How excited will he be when he's trapped in his garage by a couple dozen of the Giant Laotian Rats? They will scratch at the door, saying, "Please, human, open up. We're gentle. We won't hurt you. In our country, we're merely tasty snacks."
How excited will he be when he's transformed into little pellets?
Sadly, Chicago rat experts are not being helpful, including those at City Hall, where rat knowledge and legend run deep and several rats are apparently squealing to federal grand juries on other matters.
A source in the Department of Streets and Sanitation said the Giant Rat of Laos is not even a rat.
"It's more like a guinea pig," the source said. "And the fact that it is being sold as food further confuses the issue. Personally, I would call the Lincoln Park Zoo. They had giant rodentlike creatures on display, but parents usually skipped that exhibit when taking their kids around."
All that means is that the parents cared about their children, which means they'd never give a rodent as a pet, especially rats with pink little hands, but also mice, guinea pigs, hamsters, prairie dogs, gerbils and other vicious members of the rodent family.
A few years ago, an editor almost caused me to crack my head on the Michigan Avenue pavement when she told me about finding an opossum in her backyard in Oak Park. So don't even get me started on civets, which have what look to be thumbs and are either cats or ratlike cats considered tasty in Asia, not that there's anything wrong with devouring creatures possessed of thumbs, but I just won't.
On Tuesday, I noticed my welcome-back present on my desk, a folder of stories marked "Giant Rat of Laos." I opened it with a pencil, so as not to touch it.
One story offered an artist's rendering showing a giant rat with the head of a bull terrier, blunt snout and massive jaws. Another displayed a photo of one spread-eagled on a piece of cardboard, so calm in death that it looked nothing like the ravenous, bloodthirsty creature that it had been.
The guy at Streets and San said I should find some famous Chicago gourmet chef to cook one and get a few columns out of it.
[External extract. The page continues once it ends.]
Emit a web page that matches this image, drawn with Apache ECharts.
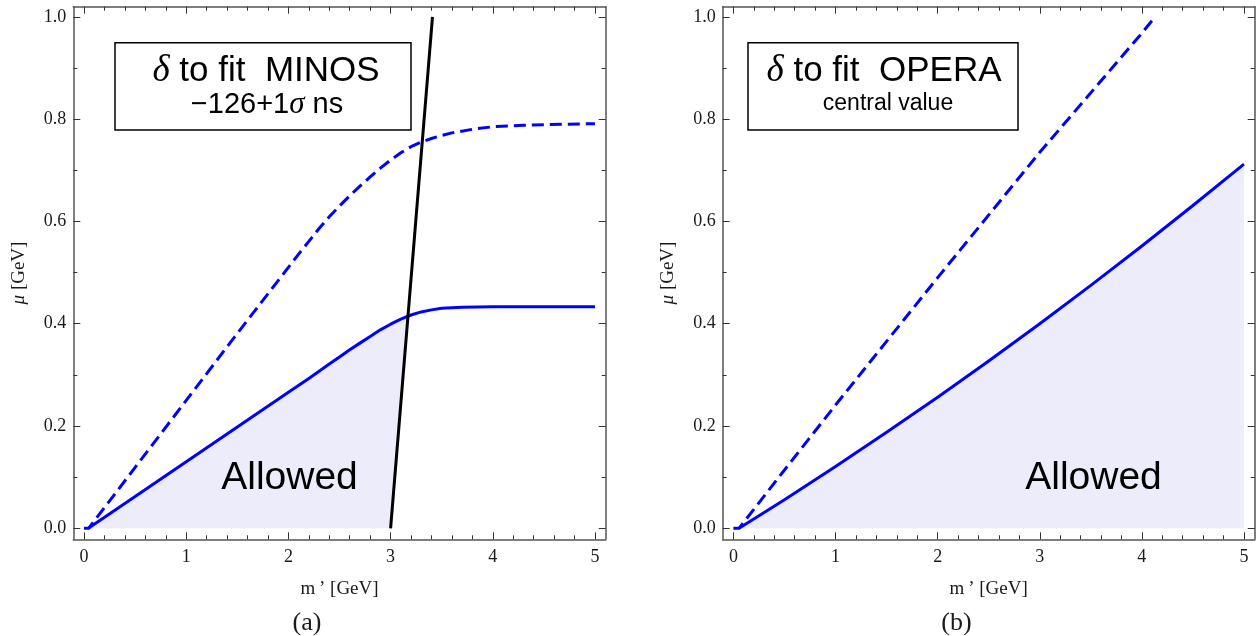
<!DOCTYPE html>
<html><head><meta charset="utf-8">
<script src="https://cdn.jsdelivr.net/npm/echarts@6/dist/echarts.min.js"></script>
<style>html,body{margin:0;padding:0;background:#fff}#c{width:1258px;height:636px}</style>
</head><body><div id="c"></div>
<script>
// ---- data ----
const xTicks = [0, 1, 2, 3, 4, 5];
const yTicks = [0, 0.2, 0.4, 0.6, 0.8, 1.0];
const xRange = [-0.105, 5.105];
const yRange = [-0.0215, 1.0197];

// panel (a): delta to fit MINOS
const leftSolid = [[0.042,0],[0.5,0.062],[1.0,0.13],[1.5,0.198],[2.0,0.266],[2.2,0.293],[2.3,0.307],[2.4,0.321],[2.5,0.335],[2.6,0.349],[2.7,0.362],[2.8,0.375],[2.9,0.388],[3.0,0.399],[3.1,0.409],[3.2,0.417],[3.3,0.423],[3.4,0.427],[3.5,0.43],[3.7,0.432],[4.0,0.433],[5.0,0.433]];
const leftDashed = [[0,0],[0.045,0],[0.5,0.119],[1.0,0.25],[1.5,0.381],[2.0,0.51],[2.1,0.536],[2.2,0.561],[2.3,0.586],[2.4,0.609],[2.5,0.63],[2.6,0.65],[2.7,0.669],[2.8,0.687],[2.9,0.704],[3.0,0.72],[3.1,0.734],[3.2,0.746],[3.3,0.755],[3.4,0.762],[3.5,0.768],[3.6,0.773],[3.8,0.78],[4.0,0.785],[4.3,0.788],[4.7,0.79],[5.0,0.791]];
const leftBoundary = [[3.0,0],[3.41,1.0]];

// panel (b): delta to fit OPERA
const rightSolid = [[0.055,0],[0.5,0.056],[1.0,0.121],[1.5,0.188],[2.0,0.256],[2.5,0.327],[3.0,0.4],[3.5,0.475],[4.0,0.552],[4.5,0.631],[5.0,0.712]];
const rightDashed = [[0,0],[0.055,0],[0.5,0.114],[1.0,0.241],[2.0,0.49],[3.0,0.735],[4.0,0.968],[4.13,1.0]];

const panelLabels = ['(a)', '(b)'];
const xName = 'm\u2009’ [GeV]';
const yName = '{i|μ} [GeV]';
const allowedText = 'Allowed';

// ---- helpers ----
const BLUE = '#0000ff';
const FILL = '#ececfb';
const FRAME = '#555';

function leftFillPoly() {
  const a = leftBoundary[0], b = leftBoundary[1];
  const bx = y => a[0] + (b[0] - a[0]) * (y - a[1]) / (b[1] - a[1]);
  const pts = [];
  for (let i = 0; i < leftSolid.length; i++) {
    const p = leftSolid[i];
    if (p[0] <= bx(p[1])) { pts.push(p); continue; }
    const q = leftSolid[i - 1];
    const f0 = q[0] - bx(q[1]), f1 = p[0] - bx(p[1]);
    const t = f0 / (f0 - f1);
    pts.push([q[0] + t * (p[0] - q[0]), q[1] + t * (p[1] - q[1])]);
    break;
  }
  pts.push(a);
  return pts;
}
function rightFillPoly() {
  const last = rightSolid[rightSolid.length - 1];
  return rightSolid.concat([[last[0], 0]]);
}

const tickFont = { fontFamily: 'Liberation Serif', fontSize: 18, color: '#1a1a1a' };
const nameStyle = {
  fontFamily: 'Liberation Serif', fontSize: 19, color: '#1a1a1a',
  rich: { i: { fontFamily: 'Liberation Serif', fontStyle: 'italic', fontSize: 19, color: '#1a1a1a' } }
};

function xAxes(g) {
  const common = {
    gridIndex: g, type: 'value', min: xRange[0], max: xRange[1],
    axisLine: { show: true, onZero: false, lineStyle: { color: FRAME, width: 1.5 } },
    axisTick: { show: true, inside: true, length: 7, customValues: xTicks, lineStyle: { color: '#333', width: 1 } },
    minorTick: { show: true, splitNumber: 5, length: 4, lineStyle: { color: '#333', width: 1 } },
    splitLine: { show: false }, minorSplitLine: { show: false }
  };
  return [
    Object.assign({}, common, {
      position: 'bottom',
      axisLabel: Object.assign({ show: true, margin: 9, customValues: xTicks, formatter: v => String(Math.round(v)) }, tickFont),
      name: xName, nameLocation: 'middle', nameGap: 40, nameTextStyle: nameStyle
    }),
    Object.assign({}, common, { position: 'top', axisLabel: { show: false } })
  ];
}
function yAxes(g) {
  const common = {
    gridIndex: g, type: 'value', min: yRange[0], max: yRange[1],
    axisLine: { show: true, onZero: false, lineStyle: { color: FRAME, width: 1.5 } },
    axisTick: { show: true, inside: true, length: 7, customValues: yTicks, lineStyle: { color: '#333', width: 1 } },
    minorTick: { show: true, splitNumber: 2, length: 4, lineStyle: { color: '#333', width: 1 } },
    splitLine: { show: false }, minorSplitLine: { show: false }
  };
  return [
    Object.assign({}, common, {
      position: 'left',
      axisLabel: Object.assign({ show: true, margin: 7, customValues: yTicks, formatter: v => v.toFixed(1) }, tickFont),
      name: yName, nameLocation: 'middle', nameGap: 45, nameRotate: 90, nameTextStyle: nameStyle
    }),
    Object.assign({}, common, { position: 'right', axisLabel: { show: false } })
  ];
}

function fillSeries(poly, xi, yi) {
  return {
    type: 'custom', xAxisIndex: xi, yAxisIndex: yi, silent: true, z: 1, clip: true,
    data: poly, encode: { x: 0, y: 1 },
    renderItem: (params, api) => {
      if (params.dataIndex !== 0) return null;
      return { type: 'polygon', shape: { points: poly.map(p => api.coord(p)) }, style: { fill: FILL } };
    }
  };
}
function lineSeries(data, xi, yi, color, dashed, z) {
  return {
    type: 'line', xAxisIndex: xi, yAxisIndex: yi, data: data, showSymbol: false, symbol: 'none',
    smooth: false, silent: true, z: z, clip: false,
    lineStyle: { color: color, width: 3, type: dashed ? [12, 6] : 'solid', cap: 'butt', join: 'round' }
  };
}

const boxSans = '"Liberation Sans", Arial, sans-serif';
const option = {
  animation: false,
  backgroundColor: '#fff',
  grid: [
    { left: 73.3, top: 6.7, width: 532.4, height: 532.6, containLabel: false, outerBoundsMode: 'none' },
    { left: 722.7, top: 6.7, width: 532, height: 532.6, containLabel: false, outerBoundsMode: 'none' }
  ],
  xAxis: xAxes(0).concat(xAxes(1)),
  yAxis: yAxes(0).concat(yAxes(1)),
  series: [
    fillSeries(leftFillPoly(), 0, 0),
    lineSeries(leftSolid, 0, 0, BLUE, false, 2),
    lineSeries(leftDashed, 0, 0, BLUE, true, 2),
    lineSeries(leftBoundary, 0, 0, '#000', false, 3),
    fillSeries(rightFillPoly(), 2, 2),
    lineSeries(rightSolid, 2, 2, BLUE, false, 2),
    lineSeries(rightDashed, 2, 2, BLUE, true, 2)
  ],
  graphic: [
    { type: 'rect', shape: { x: 115, y: 42.7, width: 296, height: 87.3 }, style: { fill: '#fff', stroke: '#000', lineWidth: 1.5 }, z: 10 },
    { type: 'text', z: 11, style: { x: 266, y: 71, text: '{d|δ} to fit  MINOS', font: '35px ' + boxSans, fill: '#000', textAlign: 'center', textVerticalAlign: 'middle',
        rich: { d: { fontFamily: 'Liberation Serif', fontStyle: 'italic', fontSize: 37 } } } },
    { type: 'text', z: 11, style: { x: 267, y: 105, text: '−126+1{s|σ} ns', font: '29px ' + boxSans, fill: '#000', textAlign: 'center', textVerticalAlign: 'middle',
        rich: { s: { fontFamily: 'Liberation Serif', fontStyle: 'italic', fontSize: 31 } } } },
    { type: 'rect', shape: { x: 748, y: 42.7, width: 270, height: 87.3 }, style: { fill: '#fff', stroke: '#000', lineWidth: 1.5 }, z: 10 },
    { type: 'text', z: 11, style: { x: 884, y: 71, text: '{d|δ} to fit  OPERA', font: '35px ' + boxSans, fill: '#000', textAlign: 'center', textVerticalAlign: 'middle',
        rich: { d: { fontFamily: 'Liberation Serif', fontStyle: 'italic', fontSize: 37 } } } },
    { type: 'text', z: 11, style: { x: 888, y: 104, text: 'central value', font: '23px ' + boxSans, fill: '#000', textAlign: 'center', textVerticalAlign: 'middle' } },
    { type: 'text', z: 11, style: { x: 289.5, y: 478, text: allowedText, font: '39px ' + boxSans, fill: '#000', textAlign: 'center', textVerticalAlign: 'middle' } },
    { type: 'text', z: 11, style: { x: 1093.5, y: 478, text: allowedText, font: '39px ' + boxSans, fill: '#000', textAlign: 'center', textVerticalAlign: 'middle' } },
    { type: 'text', z: 11, style: { x: 307, y: 623, text: panelLabels[0], font: '26px "Liberation Serif"', fill: '#1a1a1a', textAlign: 'center', textVerticalAlign: 'middle' } },
    { type: 'text', z: 11, style: { x: 956.4, y: 623, text: panelLabels[1], font: '26px "Liberation Serif"', fill: '#1a1a1a', textAlign: 'center', textVerticalAlign: 'middle' } }
  ]
};
const chart = echarts.init(document.getElementById('c'), null, { renderer: 'canvas' });
chart.setOption(option);
</script></body></html>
But Chicago chefs won't cook anything with hands.
Just then John Legittino, 18, the energetic Chicago high school kid who serves as the summer intern, made a serious mistake.
"I hear horror stories about rodents, too, from kids at school, like pet rats that get loose in people's basements and then reproduce," Legittino said. "And soon there are generations of them down there, a roiling mass of rodents, and then the females eat the males."
When I opened my eyes, Legittino was still there, ignorant of the fact that I will now do everything in my power to crush his journalism career before it begins.